Monday, April 16, 2012

Mind-bending ontology

My brain is tying itself up in knots trying to grok how "life" can "begin" two week before conception. The certifiably insane legislators and governor of the fine state of Arizona have passed and signed into law new, draconian, women-hating legislation that among other things declares that pregnancy does indeed "begin" two weeks before conception. Considering that pregnancy often results from a spontaneous, unplanned union of zygotes, a union that cannot be predicted by anyone (human, anyway), and that determining when pregnancy begins is itself a sketchy business even for obstetricians, I'm having a heck of a time trying to imagine the ontological basis of such a law. When I mentioned to Tom that the lunatic governor had just signed this law, he scoffed at me and said that I'd been taken in by a hoax. I hadn't-- though I do admit that I keep doubting much of the news I read about what governments (especially in the US) are up to, and having to double-check. (As I did with this.) This law is known as as the "egg drop"bill. It bans all abortions after 20 weeks-- which is to say, in actuality, 18 weeks (i.e., 20 minus the two before conception). Here's
Planned Parenthood of Arizona lobbyist Michelle Steinberg called the law the country’s “most extreme piece of anti-abortion legislation.”
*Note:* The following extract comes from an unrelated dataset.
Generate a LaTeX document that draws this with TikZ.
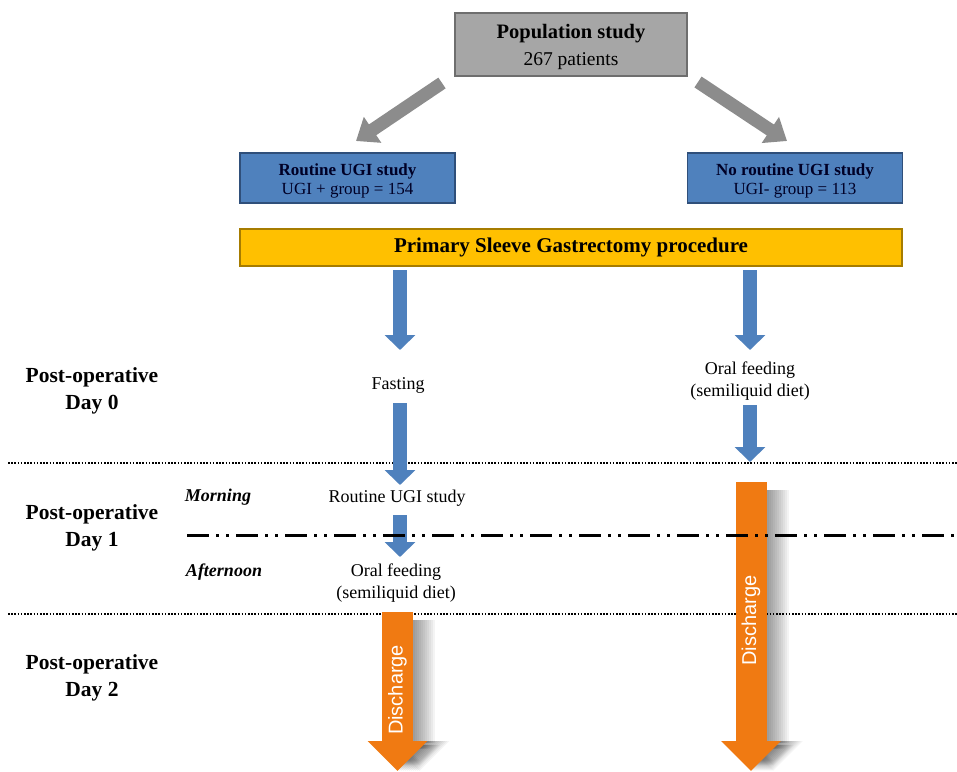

She said the law defines pregnancy in a way that bans abortion two weeks before the other seven states with similar laws, because it calculates gestational age starting with the first day of the last menstrual period rather than the date of conception.

During the hearings on the bill, doctors said many women don’t discover their fetus has a severe or life-threatening problem until an ultrasound at about the 20th week. The doctors — and several women who had faced this issue — testified that this law would arbitrarily cut off the right for these women to have an abortion.

“My heart goes out to the families that will be impacted,” Steinberg said. “Women are being forced to carry children that they know will end up dying within hours of birth.”

Debate on the bill was emotional.

Rep. Kimberly Yee, R-Phoenix, who sponsored the bill, said the goal was to protect both the health of women and that of the fetus.

“The state has a compelling interest to protect women from the serious health and safety risks of abortion,” Yee said.

Brewer in a news release said the new law is consistent with her support of anti-abortion measures.

“Knowing that abortions become riskier the later they are performed in pregnancy, it only makes sense to prohibit these procedures past twenty weeks,” Brewer said in her release.

Sen. Linda Lopez, D-Tucson, said the new law was “a horrible thing to do to women.”

“Once again, (Brewer) and the Republicans in the Legislature have decided that they know better than women,” she said. “They are again saying that women are incapable of making those decisions.”
I'd say that the law "is consistent" with Brewer's history of supporting hateful, narrow-minded, and idiotic legislation designed to render the state a miserable place to live for the majority of its population. A new question: will medical textbooks need to be rewritten now? I fully expect a whole slew of insane legislatures to follow Arizona's lead. State legislatures, as the Texas legislature has brilliantly demonstrated, are perfectly capable of altering "facts." I can hardly wait to see what the next whacko idea coming out of the state will be now that they've broken the Ontology Barrier.

1 comment:

CJDevall said...

There's a movie starting out on the film festival circuit and trying to get tread that plays oral stories from women who were forced to have children and give them up for adoption pre-Roe and Title IX. Ann Fesler's "A Girl Like Her": I saw it at the Mpls St Pail Int'l Film Festival this weekend, very well done.